» Problem statement: Copy exactly the lines from the beginning of the data down to and including the line holding "const ticks = [0, 1, 2, 3, 4, 5];", without any pictures.
— Start —
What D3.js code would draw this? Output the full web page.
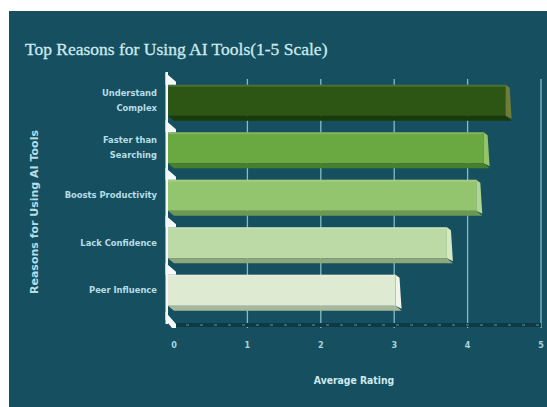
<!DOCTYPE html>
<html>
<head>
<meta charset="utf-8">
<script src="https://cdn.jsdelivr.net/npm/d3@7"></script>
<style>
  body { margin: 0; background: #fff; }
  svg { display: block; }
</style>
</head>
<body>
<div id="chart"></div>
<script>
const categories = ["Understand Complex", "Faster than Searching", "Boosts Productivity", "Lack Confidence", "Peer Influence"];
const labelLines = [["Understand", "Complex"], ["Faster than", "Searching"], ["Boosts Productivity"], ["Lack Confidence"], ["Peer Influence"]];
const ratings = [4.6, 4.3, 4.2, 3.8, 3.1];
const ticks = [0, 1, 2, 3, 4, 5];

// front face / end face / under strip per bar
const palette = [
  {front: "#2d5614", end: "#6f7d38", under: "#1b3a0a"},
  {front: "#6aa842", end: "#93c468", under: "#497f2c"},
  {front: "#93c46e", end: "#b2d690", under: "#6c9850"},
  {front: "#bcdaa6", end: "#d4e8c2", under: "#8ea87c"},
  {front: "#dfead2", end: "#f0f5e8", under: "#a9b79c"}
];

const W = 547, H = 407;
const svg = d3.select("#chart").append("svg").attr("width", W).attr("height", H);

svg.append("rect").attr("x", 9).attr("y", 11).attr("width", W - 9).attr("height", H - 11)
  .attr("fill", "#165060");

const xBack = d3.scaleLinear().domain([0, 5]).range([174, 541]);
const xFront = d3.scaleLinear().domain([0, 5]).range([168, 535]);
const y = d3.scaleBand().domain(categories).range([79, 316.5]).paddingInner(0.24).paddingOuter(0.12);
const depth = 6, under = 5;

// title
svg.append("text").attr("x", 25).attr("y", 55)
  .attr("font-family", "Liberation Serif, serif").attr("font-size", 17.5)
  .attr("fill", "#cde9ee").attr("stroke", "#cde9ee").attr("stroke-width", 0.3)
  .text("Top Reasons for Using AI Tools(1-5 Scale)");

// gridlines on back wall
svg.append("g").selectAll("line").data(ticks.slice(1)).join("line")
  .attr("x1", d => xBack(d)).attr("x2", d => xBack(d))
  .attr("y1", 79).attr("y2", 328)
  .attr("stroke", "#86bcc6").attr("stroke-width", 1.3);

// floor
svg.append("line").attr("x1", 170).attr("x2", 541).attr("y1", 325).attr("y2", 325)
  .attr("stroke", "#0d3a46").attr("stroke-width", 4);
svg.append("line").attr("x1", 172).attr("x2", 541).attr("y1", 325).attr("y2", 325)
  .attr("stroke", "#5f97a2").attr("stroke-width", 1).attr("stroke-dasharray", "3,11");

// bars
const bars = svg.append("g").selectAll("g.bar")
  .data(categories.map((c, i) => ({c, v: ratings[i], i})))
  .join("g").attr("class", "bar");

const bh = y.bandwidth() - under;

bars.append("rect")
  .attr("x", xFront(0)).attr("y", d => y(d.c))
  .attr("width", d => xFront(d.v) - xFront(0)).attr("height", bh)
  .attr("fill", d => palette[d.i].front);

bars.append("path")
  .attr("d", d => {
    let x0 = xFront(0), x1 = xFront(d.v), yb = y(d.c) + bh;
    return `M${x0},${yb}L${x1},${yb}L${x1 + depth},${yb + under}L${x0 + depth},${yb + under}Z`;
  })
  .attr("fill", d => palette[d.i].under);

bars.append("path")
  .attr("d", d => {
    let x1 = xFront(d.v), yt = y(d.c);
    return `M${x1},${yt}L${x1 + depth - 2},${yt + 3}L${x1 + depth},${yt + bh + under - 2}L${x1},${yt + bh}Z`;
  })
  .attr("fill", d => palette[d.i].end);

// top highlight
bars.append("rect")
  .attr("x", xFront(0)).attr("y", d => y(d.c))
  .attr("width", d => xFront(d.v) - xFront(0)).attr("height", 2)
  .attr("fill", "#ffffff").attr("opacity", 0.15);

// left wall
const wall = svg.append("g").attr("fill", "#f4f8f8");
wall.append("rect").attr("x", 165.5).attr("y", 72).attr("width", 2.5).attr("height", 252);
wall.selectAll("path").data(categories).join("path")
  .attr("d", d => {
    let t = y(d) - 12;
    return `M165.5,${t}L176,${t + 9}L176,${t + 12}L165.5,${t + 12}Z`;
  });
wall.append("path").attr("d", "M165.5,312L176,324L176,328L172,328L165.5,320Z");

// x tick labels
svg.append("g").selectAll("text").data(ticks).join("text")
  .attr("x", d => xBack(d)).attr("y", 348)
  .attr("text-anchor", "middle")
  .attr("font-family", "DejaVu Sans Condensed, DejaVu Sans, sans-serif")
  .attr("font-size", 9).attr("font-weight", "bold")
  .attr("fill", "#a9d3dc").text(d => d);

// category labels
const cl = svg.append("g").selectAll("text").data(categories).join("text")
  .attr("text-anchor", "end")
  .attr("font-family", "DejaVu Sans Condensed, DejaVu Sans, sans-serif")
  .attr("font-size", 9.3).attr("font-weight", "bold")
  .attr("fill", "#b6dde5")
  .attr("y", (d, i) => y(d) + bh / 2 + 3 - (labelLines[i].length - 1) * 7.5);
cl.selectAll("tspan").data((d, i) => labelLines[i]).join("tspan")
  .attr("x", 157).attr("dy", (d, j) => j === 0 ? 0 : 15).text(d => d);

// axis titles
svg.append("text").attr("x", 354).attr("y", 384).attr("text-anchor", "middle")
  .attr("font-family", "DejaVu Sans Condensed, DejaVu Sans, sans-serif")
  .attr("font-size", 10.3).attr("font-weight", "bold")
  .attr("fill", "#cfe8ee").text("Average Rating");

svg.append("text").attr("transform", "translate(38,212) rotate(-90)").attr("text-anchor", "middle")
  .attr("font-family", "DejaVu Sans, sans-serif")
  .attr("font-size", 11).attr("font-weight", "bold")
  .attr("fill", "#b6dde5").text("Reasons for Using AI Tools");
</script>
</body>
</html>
— End —
» Result of this exercise:
What D3.js code would draw this? Output the full web page.
<!DOCTYPE html>
<html>
<head>
<meta charset="utf-8">
<script src="https://cdn.jsdelivr.net/npm/d3@7"></script>
<style>
  body { margin: 0; background: #fff; }
  svg { display: block; }
</style>
</head>
<body>
<div id="chart"></div>
<script>
const categories = ["Understand Complex", "Faster than Searching", "Boosts Productivity", "Lack Confidence", "Peer Influence"];
const labelLines = [["Understand", "Complex"], ["Faster than", "Searching"], ["Boosts Productivity"], ["Lack Confidence"], ["Peer Influence"]];
const ratings = [4.6, 4.3, 4.2, 3.8, 3.1];
const ticks = [0, 1, 2, 3, 4, 5];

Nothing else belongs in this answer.